Yale refuses to defend its position, but others are talking. Afghan exiles are appalled that Mr. Rahmatuallah was given a coveted place that could have gone to an Afghan man or woman who had been oppressed by the Taliban. Author Sebastian Junger reports from Afghanistan in the current Vanity Fair on the atrocities the Taliban are committing today. They include skinning a man alive and leaving him to die in the sun. Another man was forced to watch as his wife was gang-raped. Then his eyes were put out, so that the horrific crime would be the last image he would ever see.
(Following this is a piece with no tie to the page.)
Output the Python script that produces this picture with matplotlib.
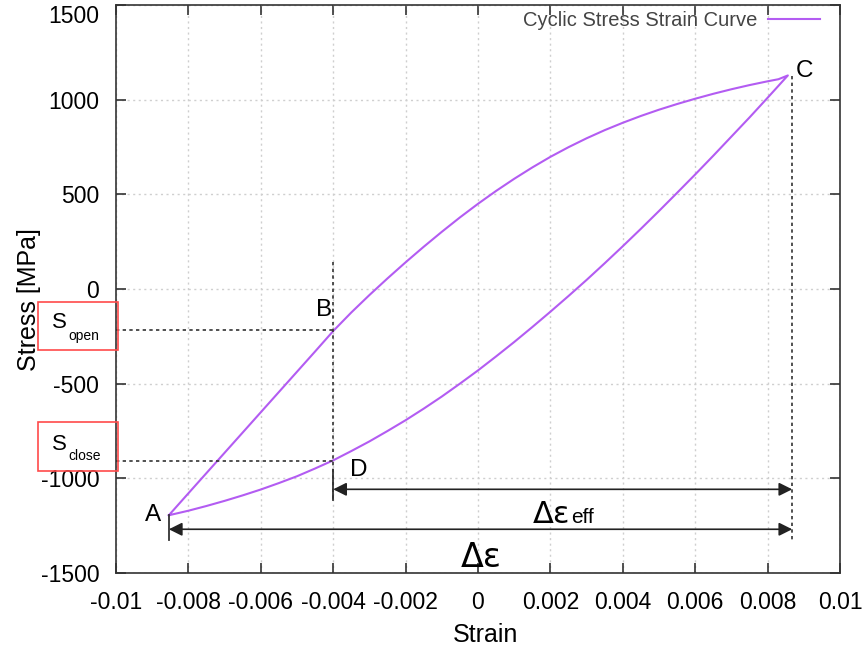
import numpy as np
import matplotlib
matplotlib.use("Agg")
import matplotlib.pyplot as plt
from matplotlib.patches import Rectangle

plt.rcParams["font.family"] = ["Liberation Sans", "DejaVu Sans"]
plt.rcParams["axes.unicode_minus"] = False

# loading branch, A -> C
strain_up = [-0.00854, -0.0080, -0.0075, -0.0070, -0.0065, -0.0060, -0.0055,
             -0.0050, -0.0045, -0.0040, -0.0035, -0.0030, -0.0025, -0.0020,
             -0.0015, -0.0010, -0.0005, 0.0000, 0.0005, 0.0010, 0.0015, 0.0020,
             0.0025, 0.0030, 0.0035, 0.0040, 0.0045, 0.0050, 0.0055, 0.0060,
             0.0065, 0.0070, 0.0075, 0.0080, 0.0083, 0.00856]
stress_up = [-1195, -1079, -972, -865, -758, -651, -544, -437, -330, -222,
             -124, -32, 56, 141, 223, 302, 378, 450, 518, 582, 642, 698, 749,
             796, 839, 878, 914, 947, 977, 1005, 1031, 1055, 1077, 1097, 1108,
             1128]

# unloading branch, C -> A
strain_down = [0.00856, 0.0080, 0.0075, 0.0070, 0.0065, 0.0060, 0.0055, 0.0050,
               0.0045, 0.0040, 0.0035, 0.0030, 0.0025, 0.0020, 0.0015, 0.0010,
               0.0005, 0.0000, -0.0005, -0.0010, -0.0015, -0.0020, -0.0025,
               -0.0030, -0.0035, -0.0040, -0.0045, -0.0050, -0.0055, -0.0060,
               -0.0065, -0.0070, -0.0075, -0.0080, -0.00854]
stress_down = [1128, 1010, 906, 805, 704, 605, 508, 412, 318, 226, 136, 48,
               -37, -120, -201, -280, -356, -430, -500, -568, -632, -693, -750,
               -805, -856, -905, -948, -989, -1025, -1059, -1090, -1119, -1146,
               -1171, -1195]

xticks = [-0.01, -0.008, -0.006, -0.004, -0.002, 0, 0.002, 0.004, 0.006, 0.008, 0.01]
xticklabels = ["-0.01", "-0.008", "-0.006", "-0.004", "-0.002", "0",
               "0.002", "0.004", "0.006", "0.008", "0.01"]
yticks = [-1500, -1000, -500, 0, 500, 1000, 1500]

# opening / closing levels and strain range markers
s_open = -219
s_close = -910
strain_open = -0.004
strain_min = -0.00854
strain_max = 0.00868

W, H = 868, 654
fig = plt.figure(figsize=(W / 100, H / 100), dpi=100)
ax = fig.add_axes([116 / W, 1 - 573 / H, 724 / W, 568 / H])

curve = "#b35cf2"
ax.plot(strain_up + strain_down, stress_up + stress_down, color=curve, lw=1.5,
        label="Cyclic Stress Strain Curve")

ax.set_xlim(-0.01, 0.01)
ax.set_ylim(-1500, 1500)
ax.set_xticks(xticks)
ax.set_xticklabels(xticklabels)
ax.set_yticks(yticks)
ax.grid(True, color="#cfcfcf", lw=1, ls=(0, (1.5, 2.5)))
ax.tick_params(direction="in", length=7, width=1.2, color="#333333",
               top=True, right=True, labelsize=16.5, pad=12)
ax.tick_params(axis="x", pad=13)
for sp in ax.spines.values():
    sp.set_color("#333333")
    sp.set_linewidth(1.2)
ax.get_yticklabels()[-1].set_va("top")

ax.set_xlabel("Strain", fontsize=18, va="center")
ax.xaxis.set_label_coords(0.51, -0.109)
ax.set_ylabel("Stress [MPa]", fontsize=18, va="center")
ax.yaxis.set_label_coords(-0.12, 0.482)

leg = ax.legend(loc="upper right", bbox_to_anchor=(0.9724, 0.99), frameon=False,
                markerfirst=False, fontsize=14.5, handlelength=2.6,
                handletextpad=0.5, borderpad=0, borderaxespad=0)
for t in leg.get_texts():
    t.set_color("#444444")

# guide lines
dot = dict(color="#333333", lw=1.2, ls=(0, (2, 2)))
ax.plot([-0.01, strain_open], [s_open, s_open], **dot)
ax.plot([-0.01, strain_open], [s_close, s_close], **dot)
ax.plot([strain_open, strain_open], [140, -1116], **dot)
ax.plot([strain_max, strain_max], [1127, -1327], **dot)
ax.plot([strain_open, strain_open], [-958, -1116], color="#333333", lw=1.3)
ax.plot([strain_min, strain_min], [-1195, -1327], color="#333333", lw=1.3)

arrow = dict(arrowstyle="<|-|>", color="#222222", lw=1.2, mutation_scale=20,
             shrinkA=0, shrinkB=0)
ax.annotate("", xy=(strain_open, -1058), xytext=(strain_max, -1058),
            arrowprops=arrow)
ax.annotate("", xy=(strain_min, -1269), xytext=(strain_max, -1269),
            arrowprops=arrow)

greek = ["DejaVu Sans"]
ax.text(0.002541, -1237, "Δε", fontsize=22, family=greek, ha="right", va="baseline")
ax.text(0.00258, -1237, "eff", fontsize=15, ha="left", va="baseline")
ax.text(0.000083, -1470, "Δε", fontsize=24, family=greek, ha="center", va="baseline")

pts = {"A": (-0.00898, -1227), "B": (-0.004254, -145),
       "C": (0.009033, 1121), "D": (-0.003287, -989)}
for name, (px, py) in pts.items():
    ax.text(px, py, name, fontsize=17.5, ha="center", va="baseline")


def fpos(x, y):
    return x / W, 1 - y / H


# S_open / S_close boxes at the left of the axis
for top, bottom, sub, s_base, sub_base in [(302, 350, "open", 328, 340),
                                           (422, 471, "close", 450, 460)]:
    x0, y0 = fpos(38, bottom)
    fig.add_artist(Rectangle((x0, y0), 80 / W, (bottom - top) / H,
                             transform=fig.transFigure, fill=False,
                             edgecolor="#ff4a4a", lw=1.2))
    fig.text(*fpos(52, s_base), "S", fontsize=16, ha="left", va="baseline")
    fig.text(*fpos(68, sub_base), sub, fontsize=10, ha="left", va="baseline")

fig.savefig("out.png", dpi=100)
The relatives of U.S. soldiers killed in action in Afghanistan are likewise appalled. "It's not like the Taliban ever signed a peace treaty," Natalie Healy, the mother of a Navy SEAL killed by a Taliban rocket last year, told me. "They're still killing Americans."
Yale's silence is disconcerting to Hanna Holborn Gray, a former Yale provost who also served as its acting president for 14 months before heading the University of Chicago. She told me that while she had no specific views on the Taliban student, in general she didn't buy the argument that one should invite the enemy to teach or study on campus. "There are so many ways to get that point of view, through lectures by them on campus, through the Internet, through study by students abroad that I don't see the need to accord them special status," she told me.
Malalai Joya, a 27-year-old member of Afghanistan's parliament, is coming to Yale this Thursday to speak about women's rights and the growing power of both the Northern Alliance warlords and the Taliban in her country. She is harshly critical of President Hamid Karzai's government, which she says is infiltrated by warlords, and of the U.S. for supporting it. But she is also appalled that many people have forgotten the crimes of the Taliban. She was surprised to hear that Mr. Rahmatullah was attending Yale. "He should apologize to my people and expose what he and others did under the Taliban," she told me. "He knew very well what criminal acts they committed; he was not too young to know. He should give interviews so we know what he thinks now. It would be better if he faced a court of justice than be a student at Yale University." Somehow I doubt Mr. Rahmatullah will be attending her lecture on Thursday.
Here's hoping that Ms. Joya's visit to Yale will touch off a full-fledged debate about the Taliban propagandist. At the same time it might be useful for Yalies to discuss how his case is both different from and similar to those of Vladimir Sokolov and Paul de Man, the Nazi propagandists in Yale's past.